This coming Sunday, 12 December, the Concert Hall of the Mariinsky Theatre will host the St Petersburg premiere of the cantata God Saves All to verse by Anna Akhmatova. The opus was written by the composer and conductor Felix Kruglikov, who trained at the Leningrad Conservatory under Ilya Musin and Arvīds Jansons and who in the late 1970s emigrated to the USA. The composer has spent the last few weeks in St Petersburg, refining the opus and rehearsing the premiere along with Mariinsky Theatre performers.
The cantata God Saves All for mixed chorus, symphony orchestra and soloists was written in 2019. The premiere was held in Tbilisi. The opus is based on late texts by Anna Akhmatova: extracts from Poem without a Hero, Requiem and verse from the 1940s. The title includes words from the Sheremetev family coat of arms, which adorns the archway of the grand courtyard of the Fountain House, the place where the poetess spent most of her life. The motto – “Deus conservat omnia”, taken as an epigraph to Poem without a Hero – leads one to reflect just how important it was for Akhmatova to understand remembrance of the past.
Thoughts of her own destiny and the destiny of her contemporaries in the tragic years of Russian history as well as the Christian motifs of Akhmatova’s lyricism served as a starting point for the music. It has something of a memorial character, with many of the episodes having been written with a nod to the tradition of Russian Orthodox Church singing. The composer has stated that he encrypted the initials of Anna Andreyevna Akhmatova – AAA – in three beats of the bell in A key.

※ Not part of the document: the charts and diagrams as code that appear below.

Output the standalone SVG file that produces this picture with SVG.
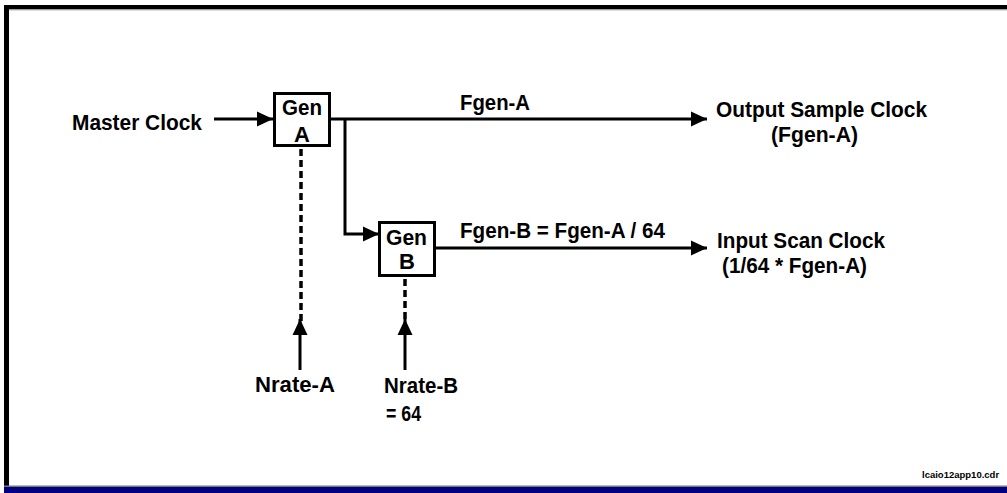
<svg xmlns="http://www.w3.org/2000/svg" width="1007" height="493" viewBox="0 0 1007 493">
<style>
text{font-family:"Liberation Sans",Arial,sans-serif;font-weight:bold;fill:#000}
.lbl{font-size:22px}
.ln{stroke:#000;stroke-width:3;fill:none}
.dash{stroke:#000;stroke-width:3.5;fill:none;stroke-dasharray:7 4}
.box{fill:#fff;stroke:#000;stroke-width:3}
</style>
<defs>
<marker id="ah" markerWidth="16" markerHeight="16" viewBox="0 0 16 16" refX="16" refY="8" orient="auto" markerUnits="userSpaceOnUse">
<path d="M0,0.5 L16,8 L0,15.5 Z" fill="#000"/>
</marker>
</defs>
<rect x="0" y="0" width="1007" height="493" fill="#fff"/>
<g id="frame">
<rect x="4" y="5" width="1003" height="4.5" fill="#000"/>
<rect x="4" y="5" width="5" height="481" fill="#000"/>
<rect x="9" y="9.5" width="998" height="1" fill="#bbb"/>
<rect x="4" y="485.5" width="1003" height="1.5" fill="#777"/>
<rect x="4" y="487" width="1003" height="6" fill="#000080"/>
</g>
<g id="connectors">
<line class="ln" x1="214" y1="119" x2="273" y2="119" marker-end="url(#ah)"/>
<line class="ln" x1="330" y1="119" x2="707" y2="119" marker-end="url(#ah)"/>
<polyline class="ln" points="345,119 345,234 379,234" marker-end="url(#ah)"/>
<line class="ln" x1="435" y1="248" x2="707" y2="248" marker-end="url(#ah)"/>
<line class="dash" x1="301" y1="149" x2="301" y2="322"/>
<line class="dash" x1="405" y1="279" x2="405" y2="322"/>
<line class="ln" x1="300" y1="370" x2="300" y2="319" marker-end="url(#ah)"/>
<line class="ln" x1="405" y1="370" x2="405" y2="319" marker-end="url(#ah)"/>
</g>
<g id="genA">
<rect class="box" x="274.5" y="93.5" width="55" height="52"/>
<text class="lbl" x="282" y="115" textLength="40" lengthAdjust="spacingAndGlyphs">Gen</text>
<text class="lbl" x="302" y="142" text-anchor="middle">A</text>
</g>
<g id="genB">
<rect class="box" x="379.5" y="222.5" width="55" height="53"/>
<text class="lbl" x="386" y="245" textLength="41" lengthAdjust="spacingAndGlyphs">Gen</text>
<text class="lbl" x="407" y="269" text-anchor="middle">B</text>
</g>
<g id="master-clock">
<text class="lbl" x="72" y="130" textLength="130" lengthAdjust="spacingAndGlyphs">Master Clock</text>
</g>
<g id="fgen-a-label">
<text class="lbl" x="460" y="110" textLength="70" lengthAdjust="spacingAndGlyphs">Fgen-A</text>
</g>
<g id="fgen-b-label">
<text class="lbl" x="460" y="238" textLength="205" lengthAdjust="spacingAndGlyphs">Fgen-B = Fgen-A / 64</text>
</g>
<g id="output-sample-clock">
<text class="lbl" x="716" y="117" textLength="211" lengthAdjust="spacingAndGlyphs">Output Sample Clock</text>
<text class="lbl" x="771" y="142" textLength="87" lengthAdjust="spacingAndGlyphs">(Fgen-A)</text>
</g>
<g id="input-scan-clock">
<text class="lbl" x="717" y="248" textLength="168" lengthAdjust="spacingAndGlyphs">Input Scan Clock</text>
<text class="lbl" x="722" y="273" textLength="145" lengthAdjust="spacingAndGlyphs">(1/64 * Fgen-A)</text>
</g>
<g id="nrate-a">
<text class="lbl" x="255" y="392" textLength="80" lengthAdjust="spacingAndGlyphs">Nrate-A</text>
</g>
<g id="nrate-b">
<text class="lbl" x="384" y="393" textLength="74" lengthAdjust="spacingAndGlyphs">Nrate-B</text>
<text class="lbl" x="386" y="421" textLength="35" lengthAdjust="spacingAndGlyphs">= 64</text>
</g>
<g id="filename">
<text x="922" y="478" font-size="9.5">lcaio12app10.cdr</text>
</g>
</svg>
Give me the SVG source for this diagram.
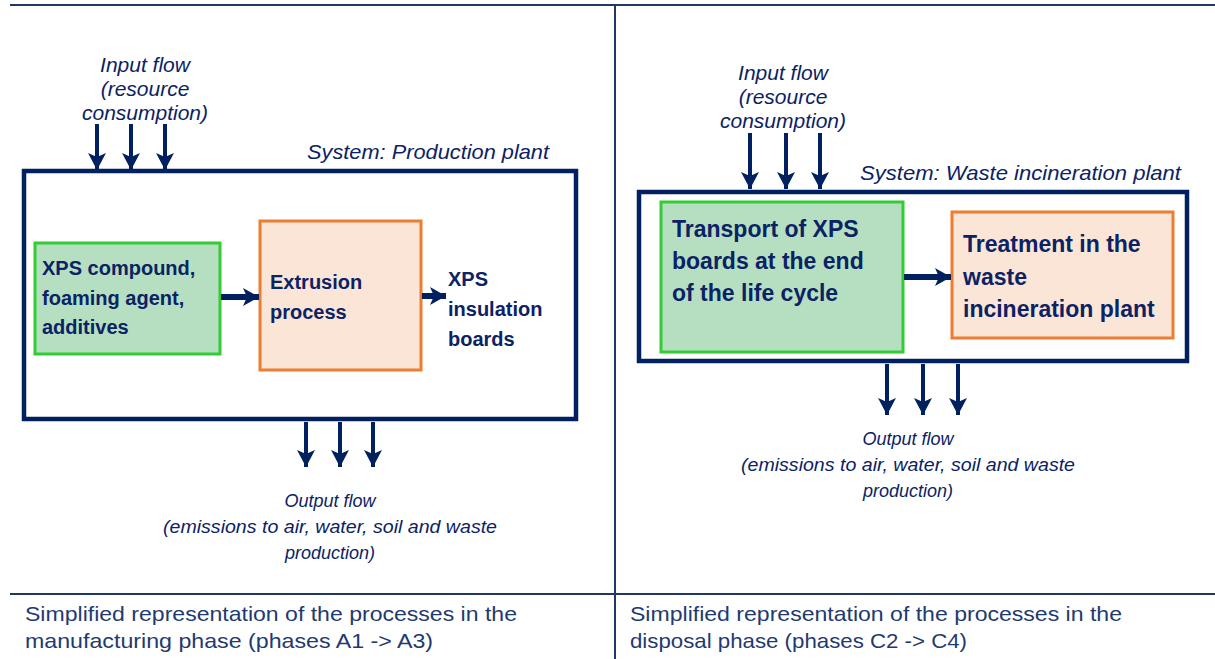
<svg xmlns="http://www.w3.org/2000/svg" width="1215" height="659" viewBox="0 0 1215 659">
<style>
.frame{stroke:#1f3864;stroke-width:2;fill:none}
.sys{fill:#fff;stroke:#002060;stroke-width:4.5}
.green{fill:#b5dfc0;stroke:#33cc33;stroke-width:3}
.orange{fill:#fbe5d6;stroke:#ed7d31;stroke-width:3}
.arr{stroke:#002060;stroke-width:4;fill:none;marker-end:url(#ah)}
.thick{stroke:#002060;stroke-width:6;fill:none;marker-end:url(#ahb)}
.it{font-family:"Liberation Sans",Arial,sans-serif;font-style:italic;fill:#0b2265}
.b{font-family:"Liberation Sans",Arial,sans-serif;font-weight:bold;fill:#0b2265}
.cap{font-family:"Liberation Sans",Arial,sans-serif;fill:#1f3a70;font-size:21px}
</style>
<defs>
<marker id="ah" markerUnits="userSpaceOnUse" markerWidth="22" markerHeight="22" refX="17" refY="9" orient="auto">
<path d="M0,0 L17,9 L0,18 L4,9 Z" fill="#002060"/>
</marker>
<marker id="ahb" markerUnits="userSpaceOnUse" markerWidth="22" markerHeight="22" refX="16" refY="9" orient="auto">
<path d="M0,0 L16,9 L0,18 L4,9 Z" fill="#002060"/>
</marker>
</defs>
<g id="frame">
<line class="frame" x1="10" y1="5" x2="1215" y2="5"/>
<line class="frame" x1="615" y1="5" x2="615" y2="659"/>
<line class="frame" x1="10" y1="594" x2="1215" y2="594"/>
</g>
<g id="left-system">
<rect class="sys" x="24" y="171" width="552" height="248"/>
<text class="it" x="307" y="159" font-size="21" textLength="242" lengthAdjust="spacingAndGlyphs">System: Production plant</text>
</g>
<g id="left-input-label">
<text class="it" font-size="21" text-anchor="middle"><tspan x="145" y="72">Input flow</tspan><tspan x="145" y="96">(resource</tspan><tspan x="145" y="120">consumption)</tspan></text>
</g>
<g id="xps-compound">
<rect class="green" x="35" y="243" width="185" height="111"/>
<text class="b" font-size="20"><tspan x="42" y="275">XPS compound,</tspan><tspan x="42" y="305">foaming agent,</tspan><tspan x="42" y="334">additives</tspan></text>
</g>
<g id="extrusion">
<rect class="orange" x="260" y="221" width="161" height="149"/>
<text class="b" font-size="20"><tspan x="270" y="289">Extrusion</tspan><tspan x="270" y="319">process</tspan></text>
</g>
<g id="xps-boards">
<text class="b" font-size="20"><tspan x="448" y="286">XPS</tspan><tspan x="448" y="316">insulation</tspan><tspan x="448" y="346">boards</tspan></text>
</g>
<g id="left-output-label">
<text class="it" font-size="18" text-anchor="middle"><tspan x="330" y="507">Output flow</tspan><tspan x="330" y="533" textLength="334" lengthAdjust="spacingAndGlyphs">(emissions to air, water, soil and waste</tspan><tspan x="330" y="559">production)</tspan></text>
</g>
<g id="right-system">
<rect class="sys" x="639" y="192" width="548" height="169"/>
<text class="it" x="860" y="180" font-size="21" textLength="321" lengthAdjust="spacingAndGlyphs">System: Waste incineration plant</text>
</g>
<g id="right-input-label">
<text class="it" font-size="21" text-anchor="middle"><tspan x="783" y="80">Input flow</tspan><tspan x="783" y="104">(resource</tspan><tspan x="783" y="128">consumption)</tspan></text>
</g>
<g id="transport">
<rect class="green" x="661" y="202" width="242" height="150"/>
<text class="b" font-size="23"><tspan x="672" y="237">Transport of XPS</tspan><tspan x="672" y="269">boards at the end</tspan><tspan x="672" y="301">of the life cycle</tspan></text>
</g>
<g id="treatment">
<rect class="orange" x="952" y="212" width="221" height="126"/>
<text class="b" font-size="23"><tspan x="963" y="252">Treatment in the</tspan><tspan x="963" y="285">waste</tspan><tspan x="963" y="317">incineration plant</tspan></text>
</g>
<g id="right-output-label">
<text class="it" font-size="18" text-anchor="middle"><tspan x="908" y="445">Output flow</tspan><tspan x="908" y="471" textLength="334" lengthAdjust="spacingAndGlyphs">(emissions to air, water, soil and waste</tspan><tspan x="908" y="497">production)</tspan></text>
</g>
<g id="captions">
<text class="cap"><tspan x="25" y="621" textLength="492" lengthAdjust="spacingAndGlyphs">Simplified representation of the processes in the</tspan><tspan x="25" y="648" textLength="408" lengthAdjust="spacingAndGlyphs">manufacturing phase (phases A1 -&gt; A3)</tspan></text>
<text class="cap"><tspan x="630" y="621" textLength="492" lengthAdjust="spacingAndGlyphs">Simplified representation of the processes in the</tspan><tspan x="630" y="648" textLength="337" lengthAdjust="spacingAndGlyphs">disposal phase (phases C2 -&gt; C4)</tspan></text>
</g>
<g id="connectors">
<line class="arr" x1="97" y1="124" x2="97" y2="170"/>
<line class="arr" x1="131" y1="124" x2="131" y2="170"/>
<line class="arr" x1="165" y1="124" x2="165" y2="170"/>
<line class="thick" x1="221" y1="297" x2="259" y2="297"/>
<line class="thick" x1="422" y1="296" x2="446" y2="296"/>
<line class="arr" x1="306" y1="422" x2="306" y2="467"/>
<line class="arr" x1="340" y1="422" x2="340" y2="467"/>
<line class="arr" x1="373" y1="422" x2="373" y2="467"/>
<line class="arr" x1="750" y1="133" x2="750" y2="189"/>
<line class="arr" x1="786" y1="133" x2="786" y2="189"/>
<line class="arr" x1="820" y1="133" x2="820" y2="189"/>
<line class="thick" x1="904" y1="277" x2="951" y2="277"/>
<line class="arr" x1="887" y1="364" x2="887" y2="415"/>
<line class="arr" x1="923" y1="364" x2="923" y2="415"/>
<line class="arr" x1="958" y1="364" x2="958" y2="415"/>
</g>
</svg>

The cast features two solo female voices – soprano and mezzo-soprano; at the premiere, these roles are to be performed by Mariinsky Theatre soloists Anastasia Kalagina and Anna Kiknadze. The choral part of the opus will be performed by an ensemble of soloists of the Mariinsky Academy of Young Opera Singers. To complement the cantata, the conductor Christian Knapp has selected van Beethoven’s Sixth Pastoral symphony.